For this second write-up on the CTF ECW 2023 edition, I address the resolution of a challenge in the crypto category “BMPaaS”, in which we will have to exploit an implementation of an OTP type algorithm (One-Time Pad ).
Code analysis
import base64
import os
FLAG = base64.b85encode(open("flag.bmp", "rb").read()).decode()
CHARSET = base64._b85alphabet.decode()
N = len(CHARSET)
def generate_key(length):
random_stream = os.urandom(length)
return "".join(CHARSET[x % N] for x in random_stream)
def encrypt(plaintext, key):
ciphertext = ""
for i in range(len(plaintext)):
ciphertext += CHARSET[(CHARSET.find(plaintext[i]) + CHARSET.find(key[i])) % N]
return ciphertext
print("[+] Welcome to BMPaaS!")
print("[+] We offer a military-grade BMP encryption algorithm, powered by one of the safest OTP mechanisms in the world.")
print("[+] For now, uploading new BMP files is disabled. However, you can challenge our security by requesting an encrypted flag ;)\n")
print("[1] Request a new encrypted flag")
print("[2] Exit\n")
while True:
choice = input("[?] Enter your choice: ")
if choice == "1":
key = generate_key(len(FLAG))
print(encrypt(FLAG, key))
elif choice == "2":
exit()
else:
print("[x] Invalid choice.")
This is an OTP (One Time Pad ) type cryptographic algorithm, meaning that we have an encryption key (also called a mask) of the size of the data to be encrypted. The data here is a BMP image. The algorithm has the equation
c_{i} = p_{i} + k_{i} [mod N]- p is the plaintext encrypted in base85 (therefore composed of characters belonging to the charset of this base).

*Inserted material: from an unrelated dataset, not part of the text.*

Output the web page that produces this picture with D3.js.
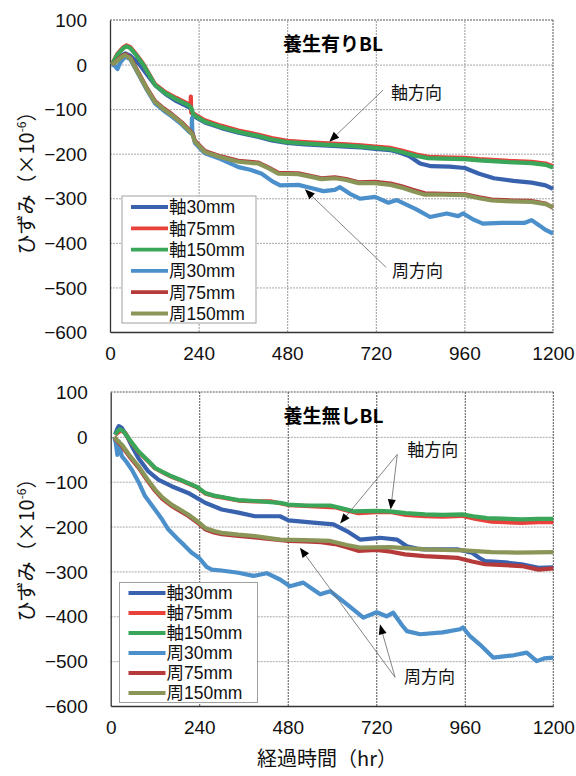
<!DOCTYPE html>
<html>
<head>
<meta charset="utf-8">
<script src="https://cdn.jsdelivr.net/npm/d3@7"></script>
<style>
body { margin: 0; background: #fff; }
</style>
</head>
<body>
<svg id="chart" width="576" height="776"></svg>
<script>
// axis ticks
var xTicks = [0, 240, 480, 720, 960, 1200];
var yTicks = [100, 0, -100, -200, -300, -400, -500, -600];
var seriesNames = ['軸30mm', '軸75mm', '軸150mm', '周30mm', '周75mm', '周150mm'];
var seriesColors = ['#3862ad', '#e8403b', '#3aa659', '#4b8fcb', '#b63a3a', '#8a9558'];

// 養生有りBL  [hr, strain]
var topAx30 = [[5,0],[15,8],[28,18],[41,25],[55,20],[80,0],[100,-22],[122,-46],[150,-66],[180,-82],[212,-95],[220,-99],[226,-115],[257,-130],[300,-142],[348,-153],[400,-162],[438,-170],[480,-176],[528,-179],[590,-182],[640,-184],[680,-186],[718,-189],[760,-192],[780,-196],[810,-205],[840,-222],[870,-228],[920,-229],[961,-232],[1000,-245],[1040,-255],[1093,-261],[1142,-265],[1180,-271],[1200,-279]];
var topAx75 = [[5,0],[20,24],[35,38],[45,43],[55,39],[70,24],[90,2],[122,-44],[150,-62],[180,-75],[212,-88],[218,-92],[219,-72],[220,-108],[226,-110],[257,-125],[300,-137],[348,-148],[400,-157],[438,-165],[480,-171],[528,-174],[590,-177],[640,-179],[680,-181],[718,-184],[760,-187],[790,-193],[830,-202],[862,-207],[900,-208],[961,-209],[1000,-212],[1079,-216],[1142,-218],[1180,-222],[1200,-228]];
var topAx150 = [[5,0],[20,22],[35,36],[45,41],[55,37],[70,22],[90,0],[122,-46],[150,-64],[180,-78],[212,-91],[220,-97],[226,-113],[257,-128],[300,-140],[348,-151],[400,-160],[438,-168],[480,-174],[528,-177],[590,-180],[640,-182],[680,-184],[718,-187],[760,-190],[790,-196],[830,-205],[862,-210],[900,-211],[961,-212],[1000,-215],[1079,-219],[1142,-221],[1180,-225],[1200,-231]];
var topCi30 = [[5,0],[12,-2],[20,-10],[28,5],[41,18],[55,12],[77,-22],[100,-57],[122,-87],[145,-103],[167,-116],[195,-135],[217,-153],[221,-150],[222,-120],[223,-150],[230,-176],[257,-199],[300,-212],[348,-230],[380,-236],[411,-245],[440,-262],[461,-271],[510,-270],[545,-277],[578,-284],[609,-281],[623,-275],[650,-290],[677,-301],[718,-297],[754,-310],[777,-304],[830,-325],[867,-342],[912,-334],[943,-340],[957,-334],[985,-348],[1010,-357],[1060,-355],[1124,-355],[1142,-349],[1165,-362],[1180,-371],[1200,-379]];
var topCi75 = [[5,0],[15,6],[30,18],[41,23],[55,16],[77,-18],[100,-53],[122,-82],[145,-98],[167,-111],[195,-130],[217,-149],[224,-156],[230,-171],[257,-194],[300,-206],[348,-216],[402,-220],[430,-231],[456,-243],[510,-244],[545,-250],[573,-255],[609,-253],[640,-257],[673,-264],[718,-263],[760,-267],[790,-273],[820,-281],[853,-289],[900,-290],[961,-291],[1000,-298],[1034,-303],[1090,-305],[1142,-306],[1180,-312],[1200,-321]];
var topCi150 = [[5,0],[15,5],[30,16],[41,21],[55,14],[77,-20],[100,-55],[122,-84],[145,-100],[167,-113],[195,-132],[217,-151],[224,-158],[230,-173],[257,-196],[300,-208],[348,-218],[402,-222],[430,-233],[456,-245],[510,-246],[545,-252],[573,-257],[609,-255],[640,-259],[673,-266],[718,-266],[760,-270],[790,-276],[820,-284],[853,-292],[900,-292],[961,-293],[1000,-300],[1034,-305],[1090,-307],[1142,-308],[1180,-313],[1200,-320]];

// 養生無しBL  [hr, strain]
var botAx30 = [[12,5],[18,18],[22,24],[30,20],[45,0],[60,-25],[75,-47],[102,-77],[130,-96],[165,-110],[210,-125],[256,-147],[301,-162],[346,-169],[391,-177],[459,-177],[482,-186],[549,-191],[604,-195],[640,-210],[676,-229],[730,-225],[776,-229],[803,-244],[830,-249],[852,-251],[942,-251],[979,-258],[1000,-270],[1015,-277],[1070,-280],[1114,-284],[1160,-292],[1200,-291]];
var botAx75 = [[12,4],[20,10],[28,14],[40,8],[50,-6],[75,-33],[100,-53],[120,-70],[145,-81],[165,-89],[190,-97],[210,-104],[235,-113],[256,-126],[280,-132],[301,-135],[346,-142],[391,-144],[436,-144],[482,-152],[527,-154],[581,-156],[608,-157],[640,-164],[671,-170],[720,-168],[762,-168],[800,-174],[852,-177],[900,-178],[952,-176],[990,-183],[1033,-189],[1114,-192],[1160,-190],[1200,-190]];
var botAx150 = [[12,5],[18,12],[25,17],[35,12],[50,-5],[75,-32],[100,-52],[120,-69],[145,-80],[165,-88],[190,-96],[210,-103],[235,-112],[256,-125],[280,-131],[301,-134],[346,-141],[391,-143],[459,-147],[482,-151],[527,-153],[595,-153],[630,-160],[658,-166],[720,-165],[757,-166],[800,-170],[852,-173],[900,-174],[956,-173],[990,-178],[1020,-181],[1114,-184],[1160,-183],[1200,-183]];
var botCi30 = [[10,0],[14,-15],[18,-40],[22,-10],[30,-43],[42,-55],[57,-73],[75,-100],[93,-132],[120,-162],[140,-185],[156,-206],[183,-229],[200,-242],[219,-258],[240,-270],[260,-290],[274,-296],[300,-298],[346,-303],[387,-310],[423,-304],[459,-318],[486,-333],[522,-325],[545,-338],[568,-351],[595,-344],[640,-373],[685,-403],[721,-391],[748,-400],[766,-392],[790,-420],[803,-433],[839,-440],[900,-436],[947,-429],[955,-425],[975,-445],[1001,-463],[1037,-492],[1092,-487],[1128,-481],[1155,-500],[1175,-494],[1200,-492]];
var botCi75 = [[10,0],[15,-7],[20,-12],[30,-20],[50,-43],[75,-68],[100,-98],[120,-120],[140,-138],[165,-154],[190,-166],[210,-176],[235,-191],[256,-206],[280,-213],[301,-217],[346,-221],[391,-224],[436,-228],[482,-232],[527,-233],[570,-235],[608,-239],[640,-246],[671,-254],[720,-252],[760,-256],[798,-262],[850,-266],[942,-270],[980,-278],[1015,-284],[1114,-288],[1160,-296],[1200,-293]];
var botCi150 = [[10,0],[15,-5],[20,-10],[30,-17],[50,-40],[75,-65],[100,-95],[120,-117],[140,-135],[165,-151],[190,-163],[210,-173],[235,-188],[256,-203],[280,-210],[301,-214],[346,-218],[391,-221],[459,-229],[527,-230],[595,-232],[640,-241],[676,-247],[757,-246],[852,-251],[956,-253],[1033,-257],[1100,-258],[1200,-257]];

// annotations in data coords: label, text pos, arrow start, arrow tips
var topNotes = [
  { text: '軸方向', at: [761, -64], from: [740, -57], tips: [[594, -173]] },
  { text: '周方向', at: [764, -462], from: [748, -455], tips: [[528, -280]] }
];
var botNotes = [
  { text: '軸方向', at: [804, -30], from: [777, -39], tips: [[622, -193], [759, -162]] },
  { text: '周方向', at: [795, -536], from: [771, -536], tips: [[513, -247], [730, -418]] }
];

var svg = d3.select('#chart');
var latin = '"Liberation Sans", "Noto Sans CJK JP", sans-serif';
var cjk = '"Noto Sans CJK JP", sans-serif';

function drawChart(box, title, series, notes, legendBox, vGridColor) {
  var x = d3.scaleLinear().domain([0, 1200]).range([box.left, box.right]);
  var y = d3.scaleLinear().domain([-600, 100]).range([box.bottom, box.top]);
  var g = svg.append('g');

  // grid
  g.append('g').attr('transform', 'translate(' + box.left + ',0)')
    .call(d3.axisLeft(y).tickValues(yTicks.slice(1, -1)).tickSize(-(box.right - box.left)).tickFormat(''))
    .call(function (s) { s.select('.domain').remove(); })
    .selectAll('line').attr('stroke', '#a8a8a8').attr('stroke-dasharray', '2,1');
  g.append('g').attr('transform', 'translate(0,' + box.bottom + ')')
    .call(d3.axisBottom(x).tickValues(xTicks.slice(1, -1)).tickSize(-(box.bottom - box.top)).tickFormat(''))
    .call(function (s) { s.select('.domain').remove(); })
    .selectAll('line').attr('stroke', vGridColor).attr('stroke-dasharray', '2,1');

  // frame
  g.append('line').attr('x1', box.left).attr('x2', box.right).attr('y1', box.top).attr('y2', box.top)
    .attr('stroke', '#555').attr('stroke-dasharray', '2,1');
  g.append('line').attr('x1', box.right).attr('x2', box.right).attr('y1', box.top).attr('y2', box.bottom)
    .attr('stroke', '#555').attr('stroke-dasharray', '2,1');

  // tick labels
  g.append('g').attr('transform', 'translate(' + box.left + ',0)')
    .call(d3.axisLeft(y).tickValues(yTicks).tickSize(0).tickPadding(23).tickFormat(d3.format('d')))
    .call(function (s) { s.select('.domain').attr('stroke', '#333').attr('stroke-width', 1.3); })
    .selectAll('text').attr('font-size', 19).attr('fill', '#111')
    .attr('font-family', latin).attr('dy', '0.35em');
  g.append('g').attr('transform', 'translate(0,' + box.bottom + ')')
    .call(d3.axisBottom(x).tickValues(xTicks).tickSize(0).tickPadding(15).tickFormat(d3.format('d')))
    .call(function (s) { s.select('.domain').attr('stroke', '#333').attr('stroke-width', 1.3); })
    .selectAll('text').attr('font-size', 19).attr('fill', '#111')
    .attr('font-family', latin);

  // series
  var line = d3.line().x(function (d) { return x(d[0]); }).y(function (d) { return y(d[1]); });
  series.forEach(function (s, i) {
    g.append('path').datum(s).attr('d', line).attr('fill', 'none')
      .attr('stroke', seriesColors[i]).attr('stroke-width', 4.2)
      .attr('stroke-linejoin', 'round');
  });

  // title
  g.append('text').attr('x', x(604)).attr('y', box.top + 31).attr('text-anchor', 'middle')
    .attr('font-size', 19).attr('font-weight', 'bold').attr('fill', '#000')
    .attr('font-family', cjk).text(title);

  // annotations
  notes.forEach(function (n) {
    n.tips.forEach(function (t) {
      var x1 = x(n.from[0]), y1 = y(n.from[1]), x2 = x(t[0]), y2 = y(t[1]);
      var a = Math.atan2(y2 - y1, x2 - x1);
      g.append('line').attr('x1', x1).attr('y1', y1).attr('x2', x2 - 8 * Math.cos(a)).attr('y2', y2 - 8 * Math.sin(a))
        .attr('stroke', '#666').attr('stroke-width', 0.8);
      var L = 10, W = 4;
      var bx = x2 - L * Math.cos(a), by = y2 - L * Math.sin(a);
      var pts = [[x2, y2], [bx + W * Math.sin(a), by - W * Math.cos(a)], [bx - W * Math.sin(a), by + W * Math.cos(a)]];
      g.append('polygon').attr('points', pts.map(function (p) { return p.join(','); }).join(' ')).attr('fill', '#000');
    });
    g.append('text').attr('x', x(n.at[0])).attr('y', y(n.at[1])).attr('dy', '0.36em')
      .attr('font-size', 17).attr('fill', '#111')
      .attr('font-family', cjk).text(n.text);
  });

  // legend
  var lg = g.append('g');
  lg.append('rect').attr('x', legendBox.x).attr('y', legendBox.y).attr('width', legendBox.w).attr('height', legendBox.h)
    .attr('fill', '#fff').attr('stroke', '#a0a0a0');
  seriesNames.forEach(function (name, i) {
    var cy = legendBox.y + legendBox.first + i * legendBox.step;
    lg.append('line').attr('x1', legendBox.x + 9).attr('x2', legendBox.x + 46).attr('y1', cy).attr('y2', cy)
      .attr('stroke', seriesColors[i]).attr('stroke-width', 3.8);
    lg.append('text').attr('x', legendBox.x + 47).attr('y', cy).attr('dy', '0.36em')
      .attr('font-size', 17.5).attr('fill', '#111').attr('font-family', latin).text(name);
  });
}

drawChart({ left: 110, right: 553, top: 20, bottom: 332 }, '養生有りBL',
  [topAx30, topAx75, topAx150, topCi30, topCi75, topCi150], topNotes,
  { x: 122, y: 196, w: 134, h: 127, first: 11, step: 21.3 }, '#999');
drawChart({ left: 110.7, right: 553.3, top: 392, bottom: 706 }, '養生無しBL',
  [botAx30, botAx75, botAx150, botCi30, botCi75, botCi150], botNotes,
  { x: 119.5, y: 582.5, w: 138, h: 120, first: 10.5, step: 20 }, '#555');

// axis titles
function yTitle(cy) {
  var t = svg.append('text').attr('transform', 'translate(27,' + cy + ') rotate(-90)')
    .attr('text-anchor', 'middle').attr('dy', '0.35em').attr('font-size', 20).attr('fill', '#111')
    .attr('font-family', cjk);
  t.append('tspan').text('ひずみ（×10');
  t.append('tspan').attr('font-size', 12).attr('dy', '-8').text('-6');
  t.append('tspan').attr('dy', '8').text('）');
}
yTitle(178);
yTitle(545);
svg.append('text').attr('x', 327).attr('y', 766).attr('text-anchor', 'middle')
  .attr('font-size', 20).attr('fill', '#111').attr('font-family', cjk)
  .text('経過時間（hr）');
</script>
</body>
</html>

- k is the encryption key (mask). It is composed of random bytes generated by urandom which have been modulated by N=85 ( generate_key function ).
We note several things. The urandom function is a secure function whose randomness cannot be brought into play. The algorithm (addition followed by the modulo) is also rather secure because the modulo is a one-way operation.
The flaw in theory
The flaw: urandom generates one byte, therefore 256 possibilities. Only 85 is not a divisor of 256 (85*3=255), which means that there are 4 numbers between 0 and 255 which modulo 85 gives 0. And there is the vulnerability…
Let’s talk a little about probability. Let X be the random variable which gives the number output from modulo 85. Let Y be the random variable which gives the number generated by urandom. As we admit that the urandom function is safe, we also admit that Y follows a uniform law with parameter n=256.
P(X=0) = P(Y=0) + P(Y=85) + P(Y=165) + P(Y=255)
P(X=0)= \frac{1}{256} + \frac{1}{256} + \frac{1}{256} + \frac{1}{256} = \frac{4}{256}So P(X=0) = 4/256. However, for all other numbers other than 0, the probability that X is equal to this number is 3/256. It is therefore more likely to obtain a 0 in the key than another number < 85. On a certain number of samples, we can then assume that a majority of them will have a key composed of the character found at the index 0, i.e. the character “0”.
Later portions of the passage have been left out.